Today Project Zero is an intellectual wellspring, nourishing inquiry into the complexity of human potentials – intelligence, understanding, thinking, creativity, cross-disciplinary and cross-cultural thinking, ethics – and exploring sustainable ways to support them across multiple and diverse contexts. Anchored in the arts and humanities, and with a commitment to melding theory and practice, we continue to work towards a more enlightened educational process and system that prepares learners well for the world that they will live, work and develop in.
The 2017-2018 academic year marks Project Zero’s historic 50th anniversary at the Harvard Graduate School of Education. For five decades, PZ has led dozens of research projects that have influenced the field of education around the globe. To launch its 50th anniversary, PZ convened a special event on Friday, October 13th, 2017. The event was held at the Harvard Graduate School of Education and celebrated the past, present and future of Project Zero, honoring the involvement of our many funders, collaborators and partners.

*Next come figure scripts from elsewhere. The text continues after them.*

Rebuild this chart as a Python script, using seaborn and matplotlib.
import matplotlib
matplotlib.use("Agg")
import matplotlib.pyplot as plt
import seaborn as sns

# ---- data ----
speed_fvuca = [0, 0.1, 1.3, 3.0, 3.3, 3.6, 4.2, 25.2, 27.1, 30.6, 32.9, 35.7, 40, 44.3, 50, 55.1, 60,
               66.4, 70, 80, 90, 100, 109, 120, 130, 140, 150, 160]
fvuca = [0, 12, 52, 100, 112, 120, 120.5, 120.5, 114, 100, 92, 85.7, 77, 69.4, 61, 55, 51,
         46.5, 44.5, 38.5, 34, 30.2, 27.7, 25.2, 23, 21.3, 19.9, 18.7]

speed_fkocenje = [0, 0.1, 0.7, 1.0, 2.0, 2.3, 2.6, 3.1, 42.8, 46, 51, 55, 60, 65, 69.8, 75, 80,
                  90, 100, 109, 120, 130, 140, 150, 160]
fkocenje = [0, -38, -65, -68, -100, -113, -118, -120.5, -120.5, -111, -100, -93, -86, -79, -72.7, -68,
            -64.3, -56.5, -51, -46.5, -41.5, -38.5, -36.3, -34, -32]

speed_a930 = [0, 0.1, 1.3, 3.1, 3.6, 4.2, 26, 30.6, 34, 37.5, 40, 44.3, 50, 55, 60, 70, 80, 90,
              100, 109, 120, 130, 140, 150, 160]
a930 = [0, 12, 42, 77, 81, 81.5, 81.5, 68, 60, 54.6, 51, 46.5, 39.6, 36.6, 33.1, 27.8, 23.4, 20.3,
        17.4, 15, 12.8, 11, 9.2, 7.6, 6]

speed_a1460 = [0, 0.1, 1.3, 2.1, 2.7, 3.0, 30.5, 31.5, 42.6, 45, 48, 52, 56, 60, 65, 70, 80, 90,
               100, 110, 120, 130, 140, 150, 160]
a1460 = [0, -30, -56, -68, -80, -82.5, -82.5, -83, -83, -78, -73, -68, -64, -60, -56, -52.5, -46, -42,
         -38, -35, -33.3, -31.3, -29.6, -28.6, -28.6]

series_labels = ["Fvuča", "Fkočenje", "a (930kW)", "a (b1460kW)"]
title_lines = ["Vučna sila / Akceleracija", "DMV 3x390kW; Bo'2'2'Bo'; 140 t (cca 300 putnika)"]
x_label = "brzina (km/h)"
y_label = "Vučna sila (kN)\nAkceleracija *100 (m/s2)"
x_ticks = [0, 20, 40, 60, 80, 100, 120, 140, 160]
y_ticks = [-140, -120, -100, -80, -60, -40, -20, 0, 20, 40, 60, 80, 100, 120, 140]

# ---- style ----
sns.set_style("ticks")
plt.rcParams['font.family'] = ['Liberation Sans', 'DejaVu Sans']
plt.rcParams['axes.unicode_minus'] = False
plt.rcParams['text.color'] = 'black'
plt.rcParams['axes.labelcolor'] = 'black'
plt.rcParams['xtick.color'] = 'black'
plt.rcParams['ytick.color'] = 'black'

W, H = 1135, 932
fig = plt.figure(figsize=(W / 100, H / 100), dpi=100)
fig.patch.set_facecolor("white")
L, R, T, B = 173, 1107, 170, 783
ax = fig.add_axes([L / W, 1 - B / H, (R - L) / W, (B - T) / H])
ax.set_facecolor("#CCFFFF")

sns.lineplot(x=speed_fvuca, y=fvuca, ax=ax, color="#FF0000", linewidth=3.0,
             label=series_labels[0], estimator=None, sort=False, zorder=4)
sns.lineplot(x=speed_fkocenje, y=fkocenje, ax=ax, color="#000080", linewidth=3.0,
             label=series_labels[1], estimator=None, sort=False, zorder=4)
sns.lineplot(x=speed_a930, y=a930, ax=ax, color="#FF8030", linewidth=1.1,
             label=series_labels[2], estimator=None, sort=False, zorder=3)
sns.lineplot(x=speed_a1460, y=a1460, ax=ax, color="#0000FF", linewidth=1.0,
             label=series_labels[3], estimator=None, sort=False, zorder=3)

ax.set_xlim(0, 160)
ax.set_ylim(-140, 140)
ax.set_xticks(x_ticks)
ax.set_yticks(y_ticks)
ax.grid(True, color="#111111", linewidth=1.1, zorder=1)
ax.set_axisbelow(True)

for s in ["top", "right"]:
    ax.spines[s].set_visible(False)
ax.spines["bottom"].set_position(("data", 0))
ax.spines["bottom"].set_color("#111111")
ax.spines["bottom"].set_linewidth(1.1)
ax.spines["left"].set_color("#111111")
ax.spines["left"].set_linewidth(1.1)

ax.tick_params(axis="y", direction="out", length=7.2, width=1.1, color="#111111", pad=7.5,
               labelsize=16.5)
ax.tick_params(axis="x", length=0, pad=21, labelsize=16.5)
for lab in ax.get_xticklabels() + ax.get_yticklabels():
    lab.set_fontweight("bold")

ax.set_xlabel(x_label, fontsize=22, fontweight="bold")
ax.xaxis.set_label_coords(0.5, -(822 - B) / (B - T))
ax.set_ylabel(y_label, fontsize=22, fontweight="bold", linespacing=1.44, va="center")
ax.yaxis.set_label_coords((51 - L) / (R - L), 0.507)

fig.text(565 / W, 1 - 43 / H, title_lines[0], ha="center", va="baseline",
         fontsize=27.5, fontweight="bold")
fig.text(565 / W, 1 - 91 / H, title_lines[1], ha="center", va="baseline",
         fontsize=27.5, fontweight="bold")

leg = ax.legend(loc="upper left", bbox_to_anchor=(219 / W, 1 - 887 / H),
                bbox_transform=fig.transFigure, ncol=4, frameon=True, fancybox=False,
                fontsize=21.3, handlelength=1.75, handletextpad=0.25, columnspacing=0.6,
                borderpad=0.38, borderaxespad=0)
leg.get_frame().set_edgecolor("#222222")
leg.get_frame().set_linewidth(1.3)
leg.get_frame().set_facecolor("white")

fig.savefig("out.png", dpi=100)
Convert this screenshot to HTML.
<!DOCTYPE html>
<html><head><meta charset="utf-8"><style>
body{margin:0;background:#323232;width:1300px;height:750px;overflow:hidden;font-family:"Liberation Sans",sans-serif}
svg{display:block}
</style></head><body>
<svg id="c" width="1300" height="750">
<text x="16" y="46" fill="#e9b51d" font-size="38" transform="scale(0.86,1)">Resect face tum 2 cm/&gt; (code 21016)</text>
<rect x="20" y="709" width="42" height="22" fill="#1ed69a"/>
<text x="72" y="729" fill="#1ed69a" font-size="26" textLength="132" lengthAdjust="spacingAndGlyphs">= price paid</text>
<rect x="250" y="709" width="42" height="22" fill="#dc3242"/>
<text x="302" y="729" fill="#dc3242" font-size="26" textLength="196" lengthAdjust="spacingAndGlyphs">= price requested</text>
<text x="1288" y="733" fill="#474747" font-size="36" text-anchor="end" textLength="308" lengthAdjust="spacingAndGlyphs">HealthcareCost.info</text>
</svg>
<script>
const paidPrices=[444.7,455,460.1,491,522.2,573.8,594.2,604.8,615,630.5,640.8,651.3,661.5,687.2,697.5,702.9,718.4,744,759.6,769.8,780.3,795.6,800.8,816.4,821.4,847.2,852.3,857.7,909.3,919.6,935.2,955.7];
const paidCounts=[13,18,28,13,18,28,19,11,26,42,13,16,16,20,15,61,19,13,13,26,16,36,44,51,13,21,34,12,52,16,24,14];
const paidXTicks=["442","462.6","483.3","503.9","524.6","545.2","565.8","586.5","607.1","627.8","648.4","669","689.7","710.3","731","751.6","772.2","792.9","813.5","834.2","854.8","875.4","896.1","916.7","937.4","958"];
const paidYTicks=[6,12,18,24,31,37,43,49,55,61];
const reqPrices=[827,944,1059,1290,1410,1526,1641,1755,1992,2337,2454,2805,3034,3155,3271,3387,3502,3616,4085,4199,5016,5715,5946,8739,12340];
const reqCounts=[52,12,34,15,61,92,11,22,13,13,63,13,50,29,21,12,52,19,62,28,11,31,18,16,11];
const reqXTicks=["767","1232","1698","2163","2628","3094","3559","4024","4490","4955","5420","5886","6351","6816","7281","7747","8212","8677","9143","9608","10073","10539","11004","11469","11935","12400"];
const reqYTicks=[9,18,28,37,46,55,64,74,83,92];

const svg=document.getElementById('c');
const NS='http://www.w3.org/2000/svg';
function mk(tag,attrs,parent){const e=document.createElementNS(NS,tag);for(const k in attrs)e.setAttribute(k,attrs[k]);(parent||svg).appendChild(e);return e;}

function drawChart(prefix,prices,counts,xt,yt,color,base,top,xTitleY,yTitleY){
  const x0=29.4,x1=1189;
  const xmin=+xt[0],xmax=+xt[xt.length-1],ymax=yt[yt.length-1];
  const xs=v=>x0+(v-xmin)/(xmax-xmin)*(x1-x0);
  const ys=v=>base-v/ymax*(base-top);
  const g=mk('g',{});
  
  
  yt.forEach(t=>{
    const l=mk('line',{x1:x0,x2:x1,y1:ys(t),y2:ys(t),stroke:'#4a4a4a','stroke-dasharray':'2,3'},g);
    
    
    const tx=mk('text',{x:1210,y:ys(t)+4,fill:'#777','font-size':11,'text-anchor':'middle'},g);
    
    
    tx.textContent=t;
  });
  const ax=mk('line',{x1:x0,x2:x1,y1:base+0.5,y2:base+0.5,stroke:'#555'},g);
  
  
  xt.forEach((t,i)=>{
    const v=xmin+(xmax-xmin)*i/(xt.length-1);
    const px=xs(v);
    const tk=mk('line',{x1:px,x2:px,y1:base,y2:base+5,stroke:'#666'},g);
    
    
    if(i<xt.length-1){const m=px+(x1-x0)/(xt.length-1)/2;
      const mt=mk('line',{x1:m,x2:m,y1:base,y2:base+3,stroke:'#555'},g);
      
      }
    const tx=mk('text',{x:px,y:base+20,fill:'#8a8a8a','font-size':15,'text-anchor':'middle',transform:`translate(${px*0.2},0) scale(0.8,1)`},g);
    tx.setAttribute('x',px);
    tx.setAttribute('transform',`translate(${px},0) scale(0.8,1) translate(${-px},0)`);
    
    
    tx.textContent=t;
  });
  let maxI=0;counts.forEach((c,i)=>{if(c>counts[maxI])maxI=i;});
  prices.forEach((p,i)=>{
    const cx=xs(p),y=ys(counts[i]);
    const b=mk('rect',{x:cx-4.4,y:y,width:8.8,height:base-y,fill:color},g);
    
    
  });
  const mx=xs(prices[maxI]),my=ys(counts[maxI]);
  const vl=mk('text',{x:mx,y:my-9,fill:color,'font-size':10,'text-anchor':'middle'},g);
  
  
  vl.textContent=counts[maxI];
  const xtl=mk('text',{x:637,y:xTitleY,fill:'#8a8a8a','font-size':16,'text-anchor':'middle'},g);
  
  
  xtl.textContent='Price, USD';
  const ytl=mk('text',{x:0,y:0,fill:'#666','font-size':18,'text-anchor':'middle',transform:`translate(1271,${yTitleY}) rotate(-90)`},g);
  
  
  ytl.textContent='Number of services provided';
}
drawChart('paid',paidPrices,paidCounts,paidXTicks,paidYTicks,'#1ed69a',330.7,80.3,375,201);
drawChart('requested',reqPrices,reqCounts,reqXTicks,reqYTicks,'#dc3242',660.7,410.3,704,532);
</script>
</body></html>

The celebration took place on Friday evening during GSE’s HUBweek forum, which was open to the public and featured Drew Gilpin Faust, President of Harvard University; James E. Ryan, Dean, Harvard Graduate School of Education; Project Zero co-founders, Howard Gardner and David Perkins; Project Zero past directors, Steve Seidel and Shari Tishman; and Daniel Wilson, the current Project Zero director. The forum offered insights gleaned from a half-century of iconoclastic investigations into changing conceptions of the mind and the implications of these changes for today’s teachers, schools, and society.
Events & Institutes
Each year Project Zero hosts one of the most popular professional development institutes at the Harvard Graduate School of Education: The *Project Zero Classroom* (founded in 1996). With the Center for the Advancement and Study of International Education (CASIE), Project Zero also convenes two international “Project Zero Perspectives” conferences at schools around.